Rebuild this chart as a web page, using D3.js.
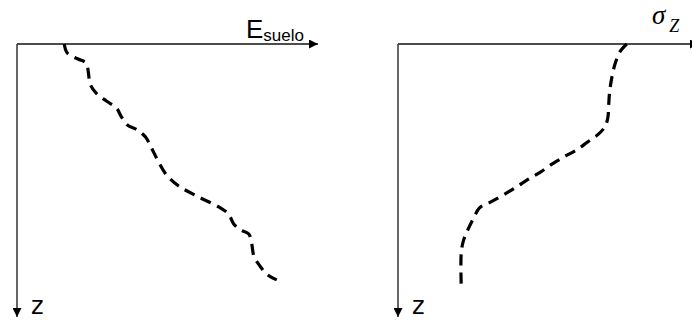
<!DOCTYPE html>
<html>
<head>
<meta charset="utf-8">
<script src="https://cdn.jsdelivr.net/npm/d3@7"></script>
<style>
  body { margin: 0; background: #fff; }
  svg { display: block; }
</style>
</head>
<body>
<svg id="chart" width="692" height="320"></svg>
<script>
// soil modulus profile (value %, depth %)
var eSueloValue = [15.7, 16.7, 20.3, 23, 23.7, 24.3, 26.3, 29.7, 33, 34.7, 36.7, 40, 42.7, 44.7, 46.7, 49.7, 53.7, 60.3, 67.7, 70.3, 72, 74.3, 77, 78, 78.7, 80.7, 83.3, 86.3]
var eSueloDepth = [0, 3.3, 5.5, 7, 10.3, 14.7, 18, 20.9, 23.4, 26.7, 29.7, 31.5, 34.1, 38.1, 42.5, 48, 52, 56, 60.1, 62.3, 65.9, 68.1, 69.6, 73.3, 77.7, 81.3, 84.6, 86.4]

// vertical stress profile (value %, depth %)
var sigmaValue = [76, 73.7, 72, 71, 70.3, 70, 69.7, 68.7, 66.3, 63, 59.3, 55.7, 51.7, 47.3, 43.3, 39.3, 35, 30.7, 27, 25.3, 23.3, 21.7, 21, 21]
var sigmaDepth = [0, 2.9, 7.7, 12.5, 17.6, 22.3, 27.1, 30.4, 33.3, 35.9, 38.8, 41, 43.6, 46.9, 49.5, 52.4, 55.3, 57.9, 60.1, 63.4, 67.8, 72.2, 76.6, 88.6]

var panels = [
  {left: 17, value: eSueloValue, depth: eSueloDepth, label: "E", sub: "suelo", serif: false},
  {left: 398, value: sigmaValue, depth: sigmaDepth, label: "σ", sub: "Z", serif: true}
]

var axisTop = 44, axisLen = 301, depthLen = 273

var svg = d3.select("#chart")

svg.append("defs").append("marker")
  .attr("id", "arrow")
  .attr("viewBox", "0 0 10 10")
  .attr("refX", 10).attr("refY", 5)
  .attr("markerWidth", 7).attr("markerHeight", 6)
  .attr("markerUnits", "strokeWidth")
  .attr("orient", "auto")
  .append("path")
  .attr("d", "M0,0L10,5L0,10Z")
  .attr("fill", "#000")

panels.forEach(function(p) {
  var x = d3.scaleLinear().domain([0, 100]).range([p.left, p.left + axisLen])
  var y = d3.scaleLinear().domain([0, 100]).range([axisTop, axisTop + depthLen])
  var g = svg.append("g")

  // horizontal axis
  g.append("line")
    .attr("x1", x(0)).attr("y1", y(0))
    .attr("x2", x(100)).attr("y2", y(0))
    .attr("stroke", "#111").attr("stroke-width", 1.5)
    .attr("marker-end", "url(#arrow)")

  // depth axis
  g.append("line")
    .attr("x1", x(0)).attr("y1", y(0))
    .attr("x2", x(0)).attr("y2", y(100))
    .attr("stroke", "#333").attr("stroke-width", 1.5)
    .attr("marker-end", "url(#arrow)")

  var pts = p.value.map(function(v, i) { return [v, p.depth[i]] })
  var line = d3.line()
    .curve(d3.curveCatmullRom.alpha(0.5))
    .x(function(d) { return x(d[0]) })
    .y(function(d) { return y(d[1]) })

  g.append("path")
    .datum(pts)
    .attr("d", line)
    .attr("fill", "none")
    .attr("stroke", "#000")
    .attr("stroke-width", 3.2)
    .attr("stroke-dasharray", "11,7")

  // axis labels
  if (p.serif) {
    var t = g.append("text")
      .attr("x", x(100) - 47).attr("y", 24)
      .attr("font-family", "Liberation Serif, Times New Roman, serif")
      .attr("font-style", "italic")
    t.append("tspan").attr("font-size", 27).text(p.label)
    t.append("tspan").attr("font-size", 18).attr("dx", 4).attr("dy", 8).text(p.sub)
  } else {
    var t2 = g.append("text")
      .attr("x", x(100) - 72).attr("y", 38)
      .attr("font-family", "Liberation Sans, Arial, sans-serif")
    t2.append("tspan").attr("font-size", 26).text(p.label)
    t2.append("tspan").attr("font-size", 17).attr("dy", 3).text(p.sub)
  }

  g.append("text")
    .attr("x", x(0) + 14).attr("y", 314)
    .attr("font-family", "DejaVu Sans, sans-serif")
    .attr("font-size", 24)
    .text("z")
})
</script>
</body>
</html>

> **Job**
For each line in the data above that contains the string "chart", extract the line.

> **Solution to this task**
Rebuild this chart as a web page, using D3.js.
<svg id="chart" width="692" height="320"></svg>
var svg = d3.select("#chart")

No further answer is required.